Why should I use a still camera?

Some people ask, why use a still camera for this? Wouldn’t a video camera be more appropriate? The issue is that we want to compress time considerably (30:1 up to 1000:1 or more). To do this we’d need to shoot several minutes of video just to get a few frames for the time-lapse. The rest of the frames are useless and need to be removed in post-production (which can be lengthy). A lot of tape and drive space is required to do this, which can be painful. Some video cameras allow to shoot just one frame at a time, and I guess this would work fine, although I’ve never tried it. Also, individual frames extracted from a MiniDV source don’t hold up very well on their own; they look better in motion.

The reason why I favor a still camera is that in terms of creating the final movie file, it’s easier to assemble a series of still frames than to extract frames from an existing movie. If you’re wondering about this, look at the movie creation and post-production section.
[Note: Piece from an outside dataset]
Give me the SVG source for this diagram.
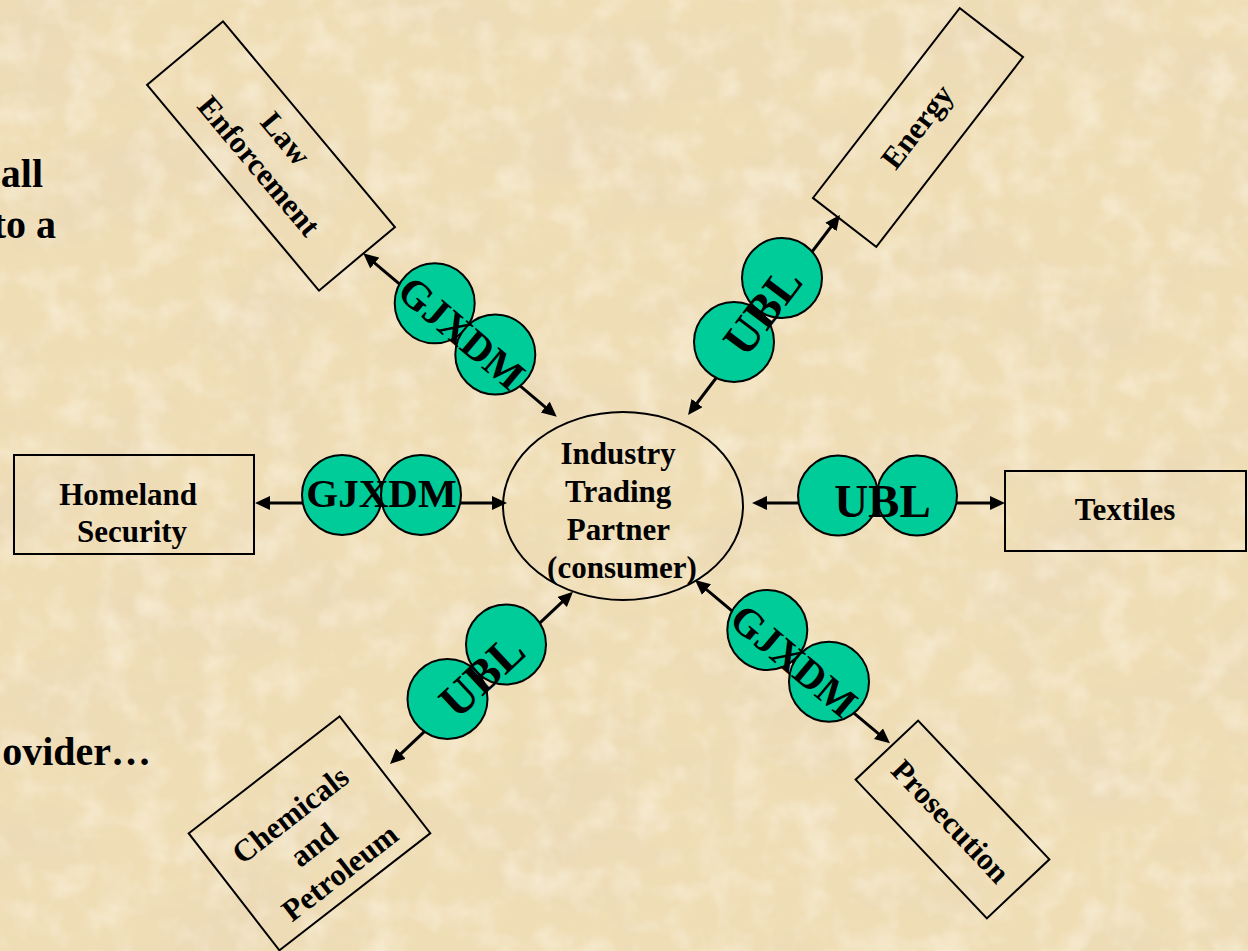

The other advantage is the image quality. Having a little extra resolution allows for less noise in the final result, and also provides the possibility to pan or crop the image.

Using Cameras for Time-Lapse Exposures

Here I've got a few examples on which cameras to use for time-lapse photography and how to connect them to controllers (which are explained in the next section). This is by no means an exhaustive list; it's just what I've tried succesfully.

Connecting Digital SLRs - Dedicated plugs make life easier.

Connecting Prosumer Point & Shoots - If you look close enough, you might find a hidden connector.

Connecting Cheap Point & Shoots - With a little work this'll work on just about any camera!

If you're wondering if there are different options to connect your camera, click here.

Connecting Digital SLRs

I've tried two cameras: the Canon Digital Rebel XT and the Canon 10D/20D. These can be connected easily by a dedicated plug or by USB via a controller application.

As I mentioned earlier, the Digital Rebel XT has a 2.5mm / 3/32" stereo jack connection for its remote control (similar to a headphone jack, but smaller). Obviously, this is fairly easy to find.

If you’re wondering which wires to connect, it’s pretty simple. There are 3 sections on a stereo plug: the base (next to the plastic connector) – which is the ground, the middle – which triggers focus and the tip, which triggers the shutter. So linking the tip with the base triggers the shutter, and linking the middle with the base focuses the shot (which is nice but not necessary useful for time-lapses).

Some cameras (such as the Canon 10D, 20D and 30D) use a dedicated plug, which can usually be found only on wired remotes sold by the manufacturer (they’re sometimes pretty expensive). You can always buy one of these remotes and cut the cord – or better yet, just add a plug in the middle to split it (I suggest a male and female stereo 1/8 plug and jack). You can also get really cheap knockoff remotes on eBay, which won’t hurt as much when you cut the cord. Some people have also posted different tricks on forums on how to make your own (such as hacking an Atari controller cable to make it fit).

Connecting Prosumer Point & Shoots

Some cameras have hidden interfaces, such as cameras with an accessory battery grip. I’ve found that under my Nikon Coolpix 5000, there is a little trap door that reveals a few contacts (which are designed to provide shutter control to a battery grip). Since the shutter button is just a switch, you can try touching two contacts with a wire (thus closing the contacts). Experiment with different pairs and you’ll eventually get it. In the case of the Coolpix 5000, linking pins 2 and 5 from the left triggers the shutter.

In this case I sniffed around in an electronics shop to find a way to link the two pins in order to connect the invervalometer to it. Here’s a picture of the resulting connection. It’s not pretty, but it works.

Connecting Cheap Point & Shoots

Time-lapse photography doesn’t need to be done with a top-notch camera. Any old camera will do. In this case I found an aging
Kodak DC210 that was being thrown away at the office! To get a physical connection for a contact closure, the best way I found is to disassemble the camera and solder small wires on the shutter button terminals. Touching the wires triggers the shutter. The wires stick out through the battery compartment, so I can hide them if necessary.

Do NOT try this on a camera you still use actively. If you can live with the possibility of rendering the camera useless, then go ahead and try it. I tried it on this one and it works great. Obviously it doesn’t have a very good shot-to-shot time, and low-light pictures are really noisy, but it still makes for some really interesting clips. Also, it’s nice to have a camera that can be used where we wouldn’t dare using another camera out of fear of getting it stolen or damaged.